Manifesto de um morador da Praia Grande

Do blog Pequena companhia de Teatro

Katia e eu somos moradores do Centro Histórico de São Luís há vinte anos, aproximadamente – ela a mais tempo do que eu. A Pequena Companhia de Teatro também é sediada aqui, na Praia Grande. Morar e estabelecer-se profissionalmente no centro da cidade é uma ação política, e uma atividade permanente.

Ouço e leio, com frequência, comentários acerca da importância de atividades com foco na ocupação do Centro Histórico de São Luís, sem ouvir por parte dos locutores e escritores a importância de que essas ações sejam permanentes.

Regularidade. Persistência. Paciência. Resistência. Permanência. Qualquer transformação só é possível a partir desses predicados. Manter um espetáculo em temporada regular possibilita ao espectador a decisão de ver uma apresentação quando ele quiser, e não quando o artista quiser que ele queira. São as ações regulares que aproximam o indivíduo de uma linguagem, de um projeto, de uma intenção, de uma apresentação, de um bairro.

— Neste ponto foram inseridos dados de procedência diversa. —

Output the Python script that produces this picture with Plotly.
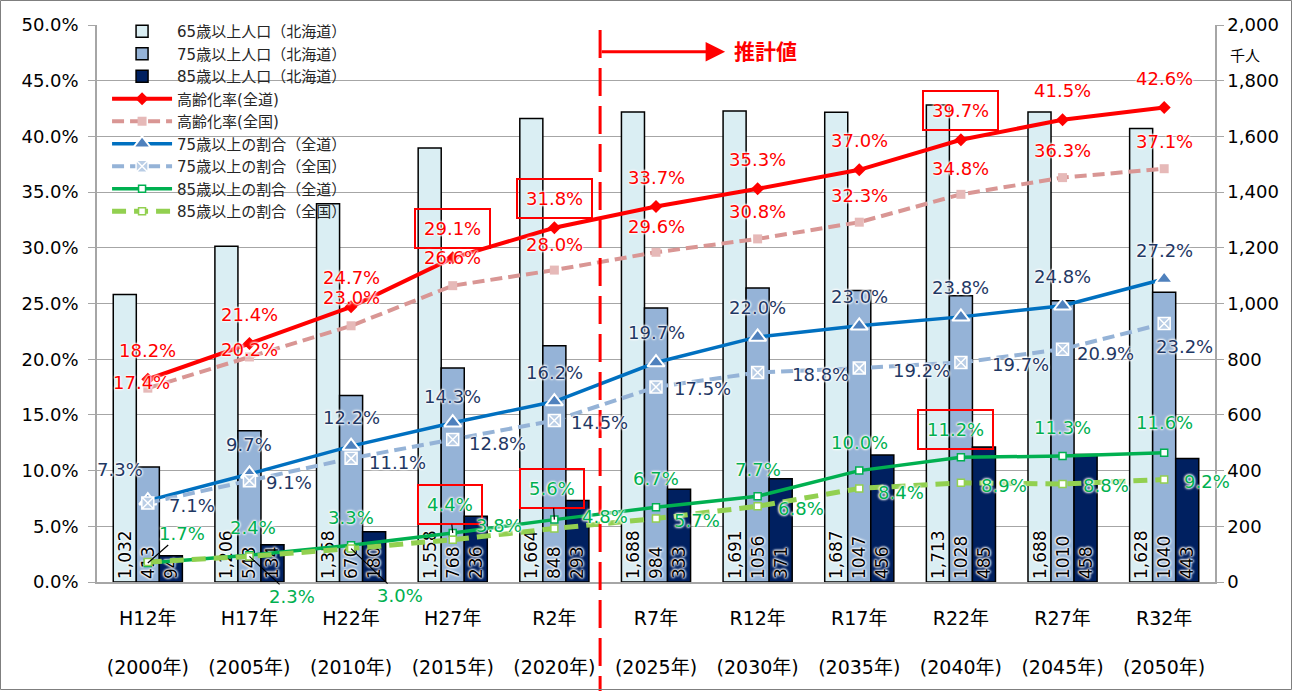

Cante tango todas as terças na Praça Nauro Machado e os aficionados de tango lhe seguirão, como é de praxe, mas os menos apreciadores do gênero, sabendo da existência do empedernido cantor, saberão aonde ir quando o desejo inesperado de ouvir um tango se apresentar.

Sinto fastio ao ver meu bairro servindo de discurso promocional em esporádicos eventos, atividades, situações ou discussões e, em seguida, desqualificado pelos mesmos promotores com as tachas quase indissociáveis de sujo, perigo, decadente. Ao reforçar esse discurso não percebem que também desqualificam ações como a nossa: como assim, cara pálida? Eu moro aqui e não vejo a menor diferença entre a sujeira e a insegurança deste bairro e a de qualquer outro da cidade, inclusive os mais nobres.

Ademais, essas atividades quase nunca são acompanhadas de ações efetivas para a humanização da Praia Grande, pelo contrário, focam seus esforços em convencer o cidadão para que não deixe de aparecer durante o evento, aquele recorte de tempo necessário para o sucesso da empreitada – fator que provoca a curiosa situação de termos cidadãos ludovicenses visitando o Centro Histórico pela primeira vez. (Vale aqui a velha máxima, assunto para uma próxima postagem: cultura não é evento).

A única ação concreta que viabilizaria a humanização do Centro seria a residencial. A Praia Grande precisa de mais moradias, mais moradores, mais artistas moradores, mais reuniões de vizinhos, mais passeios com o cachorro, mais saídas para comprar pão, mais futebol na rua, mais cadeiras nas calçadas, mais zoada. Menos repartições, secretarias, instituições, burocracia. O Centro precisa de mais cheiro de gente depois das seis da tarde. Se a vida do homem só se efetiva em sociedade, um bairro só se efetiva se servir como instrumento de socialização desse homem, do contrário, vira um amontoado de prédios desusados. Portanto, se quiser ajudar, venda seu apartamento e compre um sobrado. Seria uma alegria tê-lo como vizinho, e poder lhe pedir uma xícara de açúcar emprestada.